数時間後には準備が完了し、イベントが始まった。イベントコンセプト「まちのリビング」が表す通り、会場にはハンモック、安楽椅子、レコードプレーヤーとスピーカー、卓球台、コーヒースタンドなど、くつろぎを演出するアイテムが並ぶ。生バンドの演奏もあり、会場全体があたたかい空気に包まれている。
以前、似たイベントに参加した気がしていたが、米オレゴン州ポートランドのファーマーズマーケットだと気づいた。事実、水島パーキングデイの関係者に話を聞くと、ポートランドで公共空間の設計をしている人物が設計に関わっていたとのことだった。
時間が経つにつれて、各々「過ごし方」を見つけていったようだ。人工芝に座り笑顔で会話する母親と幼児。ハンモックに揺られる地元の高校生。コーヒー片手に立ち話に興じる商店主たち。そこにはコロナ禍で長いこと忘れていた日常の光景が広がっていた。
地元の商店街の歴史を紹介するパネル展示
あたりが暗くなったころ、会場の一角で、地元商店街で長く商売を営んできた女性陣によるトークイベントが始まった。隣には商店街の歴史を示すパネルが展示されている。「仲間がいたからここまで続けることができた」というコメントに、さっきまでハンモックに揺られていた高校生が熱心に聞き入っている。なんだか温かい気持ちになり「また参加したいな」と思った。
イベントで感じた「日本の商店街の底力」
かつては賑わいを見せていた水島地区。

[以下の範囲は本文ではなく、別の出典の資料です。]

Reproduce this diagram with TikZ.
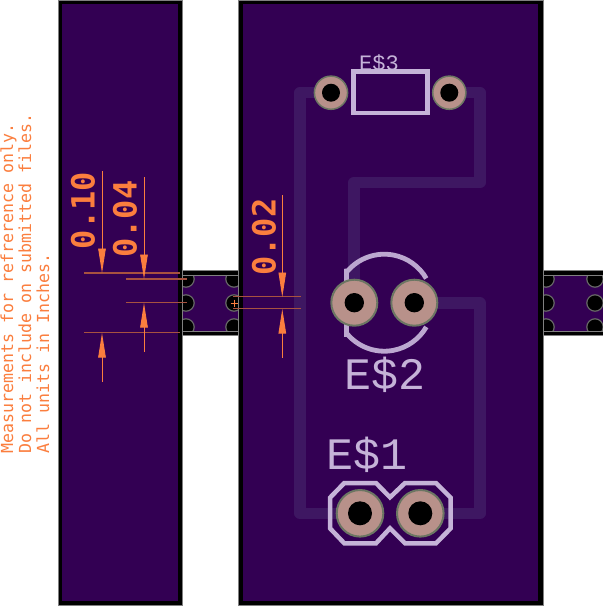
\documentclass[tikz,border=0pt]{standalone}
\usepackage{fontspec}
\usetikzlibrary{arrows.meta}
\newfontfamily\silkfont{Liberation Mono}
\newfontfamily\dimfont[BoldFont={DejaVu Sans Mono Bold}]{DejaVu Sans Mono}
\definecolor{board}{HTML}{330053}
\definecolor{tracec}{HTML}{3E1762}
\definecolor{silk}{HTML}{C5B3D8}
\definecolor{silkarc}{HTML}{BCA8D0}
\definecolor{padc}{HTML}{B8918A}
\definecolor{padedge}{HTML}{6C7663}
\definecolor{orangec}{HTML}{FB7E3E}
\definecolor{extc}{HTML}{A8523F}
\definecolor{edgec}{HTML}{808080}
\definecolor{bitec}{HTML}{666666}
\tikzset{
  x=1pt,y=-1pt,
  panel/.style={fill=black,draw=edgec,line width=0.5pt},
  inner/.style={fill=board},
  bite/.style={fill=black,draw=bitec,line width=1.2pt},
  trace/.style={draw=tracec,line width=11.5pt,line join=round,line cap=round},
  silkline/.style={draw=silk,line width=4.5pt,line join=miter},
  silkcurve/.style={draw=silkarc,line width=4.8pt},
  ext/.style={draw=extc,line width=1.3pt},
  dimarrow/.style={draw=orangec,fill=orangec,line width=0.9pt,-{Triangle[length=24.5pt,width=7.5pt]}},
  silktext/.style={text=silk,inner sep=0pt,outer sep=0pt,font=\silkfont\fontsize{#1}{#1}\selectfont},
  dimtext/.style={text=orangec,inner sep=0pt,outer sep=0pt,rotate=90,font=\dimfont\bfseries\fontsize{32}{32}\selectfont},
  note/.style={text=orangec,inner sep=0pt,outer sep=0pt,rotate=90,anchor=base west,font=\dimfont\fontsize{16.6}{16.6}\selectfont},
}
\begin{document}
\begin{tikzpicture}
\useasboundingbox (0,0) rectangle (603,606);
\fill[white] (0,0) rectangle (603,606);
% tabs
\fill[inner] (178,275) rectangle (243,331);
\fill[inner] (537,275) rectangle (603,331);
% mouse bites
\foreach \bx in {186,234,546,595}
  \foreach \by in {279,303,327}
    \path[bite] (\bx,\by) circle (8.2);
\path[panel] (178,270.5) rectangle (243,275);
\path[panel] (178,331) rectangle (243,335);
\path[panel] (537,270.5) rectangle (604,275);
\path[panel] (537,331) rectangle (604,335);
% panels
\path[panel] (58,0) rectangle (182,605);
\fill[inner] (62,3.5) rectangle (178,601);
\path[panel] (238.5,0) rectangle (543,605);
\fill[inner] (243,3.5) rectangle (537.5,601);
% traces
\draw[trace] (331,92.7) -- (300,92.7) -- (300,513.3) -- (360,513.3);
\draw[trace] (420,513.3) -- (480,513.3) -- (480,303) -- (414,303);
\draw[trace] (449,92.7) -- (480,92.7) -- (480,182.5) -- (354,182.5) -- (354,303);
% E$3
\draw[silkline] (353.5,71.5) rectangle (427.5,113);
\node[silktext=22] (e3) at (379,63) {E\$3};
\foreach \px in {331,449.3}{
  \fill[padc,draw=padedge,line width=1.5pt] (\px,92.7) circle (16.6);
  \fill[black] (\px,92.7) circle (9);
}
% E$2
\draw[silkcurve] (346.5,285) -- (346.5,271) -- ([shift={(-139:48.5)}]384.3,302.7) arc[start angle=-139,end angle=-30,radius=48.5];
\draw[silkcurve] (346.5,320) -- (346.5,334.5) -- ([shift={(139:48.5)}]384.3,302.7) arc[start angle=139,end angle=30,radius=48.5];
\foreach \px in {354.3,414.3}{
  \fill[padc,draw=padedge,line width=2pt] (\px,302.7) circle (23);
  \fill[black] (\px,302.7) circle (9.7);
}
\node[silktext=45] (e2) at (385,375) {E\$2};
% E$1
\draw[silkline] (344.3,483) -- (376,483) -- (390,497.3) -- (405,483) -- (436,483) -- (450.7,497.7) -- (450.7,528.3) -- (436,543.3) -- (405,543.3) -- (390,528.3) -- (376,543.3) -- (344.3,543.3) -- (330,528.3) -- (330,497.7) -- cycle;
\foreach \px in {360,420.3}{
  \fill[padc,draw=padedge,line width=2pt] (\px,513.3) circle (23.3);
  \fill[black] (\px,513.3) circle (12);
}
\node[silktext=45] (e1) at (367,455) {E\$1};
% dimensions
\draw[ext] (84,273) -- (180,273);
\draw[ext] (84,332.7) -- (180,332.7);
\draw[ext] (126,279) -- (187,279);
\draw[ext] (126,302.7) -- (187,302.7);
\draw[ext] (233,296.7) -- (300.7,296.7);
\draw[ext] (233,308.7) -- (300.7,308.7);
\draw[dimarrow] (102,171) -- (102,273);
\draw[dimarrow] (102,381.7) -- (102,333);
\draw[dimarrow] (144,177) -- (144,279);
\draw[dimarrow] (144,351.7) -- (144,303);
\draw[dimarrow] (282.3,195) -- (282.3,297);
\draw[dimarrow] (282.3,357.7) -- (282.3,309);
\draw[orangec,line width=0.9pt] (230.5,303) -- (237.5,303) (234,299.5) -- (234,306.5);
\node[dimtext] (d10) at (83,210.5) {0.10};
\node[dimtext] (d04) at (125,219) {0.04};
\node[dimtext] (d02) at (264,237) {0.02};
% notes
\node[note] (n1) at (13,453) {Measurements for refrerence only.};
\node[note] (n2) at (31,453) {Do not include on submitted files.};
\node[note] (n3) at (49,453) {All units in Inches.};
\end{tikzpicture}
\end{document}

しかし現在は通りにシャッターが目立つ。パーキングデイに訪れた隣の地区の町内会長の男性は、「水島コンビナートができたころ、水島地区の街全体が盛り上がっていたが、今では飲食店が2分の1から3分の1程度に減った」と説明する。
会場入り口のサインも手作りだ
地元の人たちも当然、危機感を抱いている。そこで地元有志らが立ち上がり始まったのが、今回のイベントだ。イベントを企画したグループ「ミズシマ・パークマネジメント・ラボ」の広報・野呂家徳さん(49)は、「まちづくりの取り組みは、当事者(企画運営側)ばかりが盛り上がるというケースが多い。点ではなく面の活動とするためには、地元住民と一緒に盛り上げていくことが重要。パーキングデイはそのきっかけとしたい」とイベントの開催経緯と意義について説明する。
パーキングデイは毎年9月の第3金曜に世界各地で同日開催されている
この日は、以前の賑わいを取り戻したかのようだった。参加した高校2年の高木颯太さん(16)は、「水島地区としてはこれまでにないイベント。参加して元気をもらえた」と笑顔で語った。